Die Bundesregierung unterhält in der usbekischen Stadt Termes an der Grenze zu Afghanistan einen Luftwaffenstützpunkt, der für den Krieg gegen den Terror lebenswichtig ist. Über diesen Stützpunkt werden Bundeswehr-Soldaten und militärischer Nachschub nach Afghanistan eingeflogen. Der Rückzug der Truppen läuft ebenfalls über diesen Stützpunkt.

Bei dem Massaker in der usbekischen Provinzstadt Andischan hatten am 13. Mai 2005 Truppen der usbekischen Sicherheitskräfte einen Volksaufstand niedergeschossen, hunderte Menschen starben. Ihre genaue Zahl ist unbekannt, genauso wer den Auftrag zum Massenmord gegeben hat. Die EU hob ihre Sanktionen nach vier Jahren auf, mit deren Hilfe sie zuvor auf Aufklärung gedrängt hatte.

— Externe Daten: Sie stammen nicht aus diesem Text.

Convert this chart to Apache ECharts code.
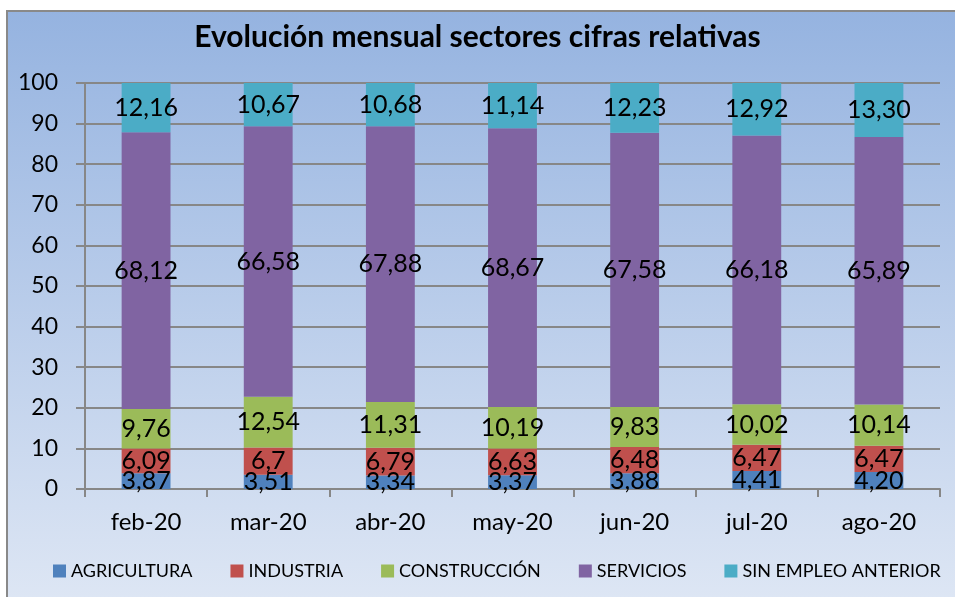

Andrew Stoehlein, Sprecher der Menschenrechtsorganisation Human Rights Watch sagt, die EU müsse ihre eigenen Sanktionen Ernst nehmen, wenn Sie Wirkung entfalten sollen. Dies sei im Fall des Massakers von Andischan genauso wichtig, wie heute im Fall der Anektion der Krim durch Russland.

In Usbekistan unterdrücken Polizei und Geheimdienste nach wie vor Menschenrechte und Medien, und foltern nach UN-Erkenntnissen „systematisch“.